The good news, according to the IATA, is that the world’s air fleet now is about 65 per cent more fuel-efficient than it was in 1970, and efficiency increased by 17 per cent from 1990 to 2000. Furthermore, according to the Natural Resources Defense Council, based in Washington, D.C., Delta Airlines pilots practise reduced engine idling to the fullest extent possible before takeoff and after landing. The NRDC noted that this simple procedure can reduce ground-level air pollutants by as much as 40 per cent.
But a widely reported study this summer ironically made possible by the temporary cessation of commercial flight in the United States after the Sept. 11 2001, attacks put a damper on such optimism. Dr. David Travis and his colleagues at the University of Wisconsin-Whitewater found that during the three-day hiatus from Sept. 11 to 14, the average temperature range over the United States was more than 10 degrees (Celsius) wider than normal.
As the Globe and mail reported in August, they suggested the fluctuation was caused by the absence of jet-engine contrails (the ice-crystal streams that form around the particles expelled into the air by passing planes) during the three days of quiet skies. In regions with significant airline traffic, contrails may act like artificial cirrus clouds, preventing temperature from climbing during the day and from dropping at night.
Another team led by Dr. Patrick Minnis of the Langley Research Center, run by the U.S. National Aeronautics and Space Administration (NASA) in Hampton, Va., used satellite images to find that in just a few hours, six contrails formed by air-force jets spread out to cover more than 20,000 square kilometres.
The challenge for scientists now is to determine whether contrails and jet emissions affect more than just temperature, and also how they are interacting with other human influences on climate.
Dr. Katta Murty, a professor of industrial and operations engineering at the University of Michigan in Ann Arbor, said he believes that airplane travel is having a disproportionately large effect on global warming. He based his conclusions on a study he did in collaboration with NASA to compare the pollution airplanes generate with pollution from ground-level vehicles.
Using data supplied by Northwest Airlines Inc., he calculated that the average flight consumes 17.5 litres of jet fuel per kilometre. A public bus, by contrast, consumes an average of 0.53 litres/km -- 7.9 times more efficient than a plane. (A private automobile, carrying the U.S. average of 1.2 people, is one-third as fuel-efficient as a public bus.)
The impact of plane pollution, Dr. Murty added, is probably larger than that from cars and buses. Some of the ground-level gases can be absorbed by plants and trees. In contrast, airplanes release exhaust composed of carbon dioxide, carbon monoxide, water vapor, nitric oxide and ammonia into the “fragile and rarefied” region of the stratosphere. Air density at that height is only about one-sixth that at ground level, so cold gases there may remain in place for several years and form a stable ring of pollution that impedes the flow of energy from the lower atmosphere.

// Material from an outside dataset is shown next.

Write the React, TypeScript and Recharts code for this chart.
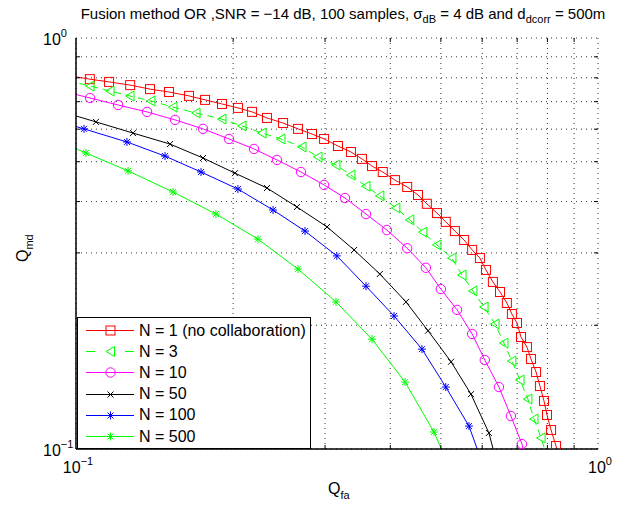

According to Dr. Murty, this may help explain why the Earth is experiencing much higher rates of increase in temperature than can be accounted for the moderate increase in greenhouse gases in the atmosphere as a whole.

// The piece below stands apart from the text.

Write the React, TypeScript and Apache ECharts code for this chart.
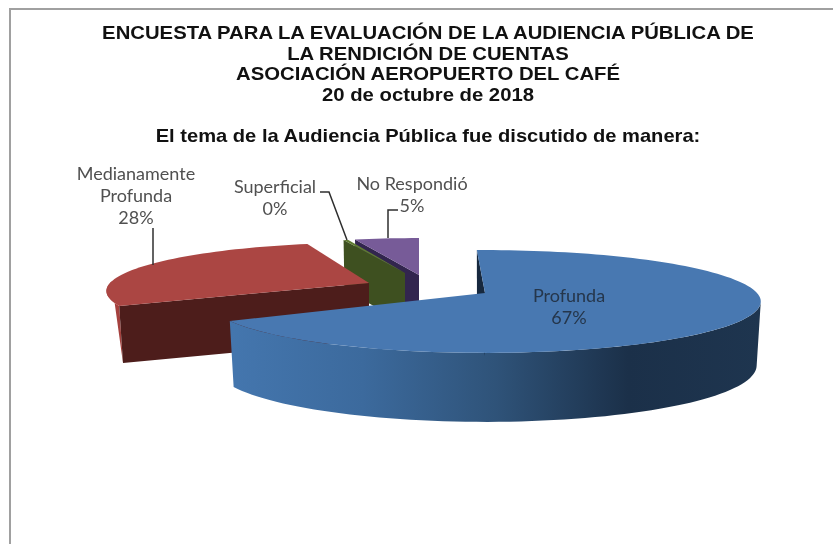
import React, { useEffect, useRef } from "react";
import * as echarts from "echarts";

const categories = ["Profunda", "Medianamente\nProfunda", "Superficial", "No Respondió"];
const values = [67, 28, 0.4, 4.6];

const titleLines = [
  "ENCUESTA PARA LA EVALUACIÓN DE LA AUDIENCIA PÚBLICA DE",
  "LA RENDICIÓN DE CUENTAS",
  "ASOCIACIÓN AEROPUERTO DEL CAFÉ",
  "20 de octubre de 2018",
];
const subtitle = "El tema de la Audiencia Pública fue discutido de manera:";

const titleY = [33, 54, 74, 95];
const subtitleY = 136;

// Projection and style of each slice (a perspective view with exploded slices)
const sliceLayout = [
  { ax: 485, ay: 293, rx: 272, ry: 50, k: 0.165, rot: -2, h: 63, hv: 6, z: 40, top: "#4878b1", wallEnd: "#17293f", rimEnd: 100,
    rim: ["#4476ae", "#3c6a9d", "#2f5379", "#1b3049", "#1e354f"], label: [569, 306], color: "#25364b" },
  { ax: 369, ay: 283, rx: 259, ry: 47, k: 0.165, rot: 2, h: 57, hv: 0, z: 30, top: "#ab4643", wallEnd: "#4d1d1b", rimEnd: 272,
    rim: ["#a5413e", "#a5413e"], label: [136, 195], color: "#505050" },
  { ax: 405, ay: 273, rx: 230, ry: 40, k: 0.165, rot: 0, h: 50, hv: 0, z: 20, top: "#5f7a32", wallEnd: "#3e5020", rimEnd: 0,
    rim: [], label: [275, 197], color: "#505050" },
  { ax: 419, ay: 275, rx: 260, ry: 43, k: 0.165, rot: 0, h: 50, hv: 0, z: 10, top: "#775b98", wallEnd: "#32254e", rimEnd: 0,
    rim: [], label: [412, 194], color: "#505050" },
];

const leaders = [
  [[153, 228], [153, 265]],
  [[320, 192], [329, 192], [347, 240]],
  [[398, 210], [388, 210], [388, 238]],
];

const FONT = "Lato, 'Noto Sans', sans-serif";
const TITLE_FONT = "'Liberation Sans', Arial, sans-serif";

function renderSlice(params: any, api: any) {
  const i = params.dataIndex;
  const total = values.reduce((a, b) => a + b, 0);
  const before = values.slice(0, i).reduce((a, b) => a + b, 0);
  const L = sliceLayout[i];
  const t0 = (before / total) * 360 + L.rot;
  const t1 = ((before + api.value(0)) / total) * 360 + L.rot;

  const proj = (deg: number, radial = 1, drop = false) => {
    const a = (deg * Math.PI) / 180;
    const u = Math.sin(a) * radial;
    const v = -Math.cos(a) * radial;
    const s = 1 / (1 - L.k * v);
    const shrink = drop ? 0.985 : 1;
    const dy = drop ? L.h + L.hv * v : 0;
    return [L.ax + L.rx * u * s * shrink, L.ay + L.ry * v * s + dy];
  };
  const arc = (a: number, b: number, drop = false) => {
    const pts: number[][] = [];
    const n = Math.max(2, Math.ceil(Math.abs(b - a) / 2));
    for (let j = 0; j <= n; j++) pts.push(proj(a + ((b - a) * j) / n, 1, drop));
    return pts;
  };
  const children: any[] = [];

  // outer rim wall
  if (L.rimEnd) {
    const pts =
      i === 0
        ? [...arc(L.rimEnd, t1), ...arc(t1, L.rimEnd, true)]
        : [...arc(t0, L.rimEnd), proj(t0, 1, true)];
    const stops = L.rim.map((c: string, j: number) => ({ offset: j / (L.rim.length - 1), color: c }));
    children.push({
      type: "polygon",
      z2: L.z + 1,
      shape: { points: pts },
      style: { fill: new echarts.graphic.LinearGradient(0, 0, 1, 0, stops) },
    });
  }
  // radial wall
  children.push({
    type: "polygon",
    z2: L.z + 2,
    shape: { points: [proj(t0, 0), proj(t0), proj(t0, 1, true), proj(t0, 0, true)] },
    style: { fill: L.wallEnd },
  });
  // top surface
  children.push({
    type: "polygon",
    z2: L.z + 3,
    shape: { points: [proj(t0, 0), ...arc(t0, t1)] },
    style: { fill: L.top },
  });
  // data label
  children.push({
    type: "text",
    z2: 100,
    style: {
      x: L.label[0],
      y: L.label[1],
      text: `${categories[i]}\n${Math.round(values[i])}%`,
      align: "center",
      verticalAlign: "middle",
      fontFamily: FONT,
      fontSize: 18,
      lineHeight: 22,
      fill: L.color,
    },
  });
  return { type: "group", children };
}

const titleText = (text: string, y: number, scaleX: number) => ({
  type: "text",
  x: 428,
  y,
  scaleX,
  style: {
    text,
    x: 0,
    y: 0,
    align: "center",
    verticalAlign: "middle",
    fontFamily: TITLE_FONT,
    fontWeight: "bold",
    fontSize: 17.5,
    fill: "#111",
  },
});

export default function App() {
  const ref = useRef<HTMLDivElement>(null);
  useEffect(() => {
    const chart = echarts.init(ref.current!, undefined, { renderer: "svg" });
    chart.setOption({
      animation: false,
      backgroundColor: "#ffffff",
      graphic: [
        { type: "line", shape: { x1: 9, y1: 9, x2: 833, y2: 9 }, style: { stroke: "#a0a0a0", lineWidth: 2 } },
        { type: "line", shape: { x1: 10, y1: 8, x2: 10, y2: 544 }, style: { stroke: "#a0a0a0", lineWidth: 2 } },
        ...titleLines.map((t, i) => titleText(t, titleY[i], 1.16)),
        titleText(subtitle, subtitleY, 1.15),
        ...leaders.map((p) => ({
          type: "polyline",
          z: 10,
          shape: { points: p },
          style: { stroke: "#2f2f2f", lineWidth: 1.5, fill: "none" },
        })),
      ],
      series: [
        {
          type: "custom",
          coordinateSystem: "none",
          silent: true,
          data: values.map((v) => [v]),
          renderItem: renderSlice,
        },
      ],
    });
    return () => chart.dispose();
  }, []);
  return (
    <div
      ref={ref}
      style={{ position: "absolute", left: 0, top: 0, width: 833, height: 544, filter: "blur(0.7px)" }}
    />
  );
}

“The increasing volume of airplane traffic worldwide has serious environmental consequences, perhaps more serious than the ozone-hole phenomenon on which the attention of scientific community and the public is riveted,” he said.
:”I believe that it is high time we realize the serious environmental
impacts of increasing airplane traffic, and discuss widely whether anything can
be done to make sure that it does not become a major crisis.”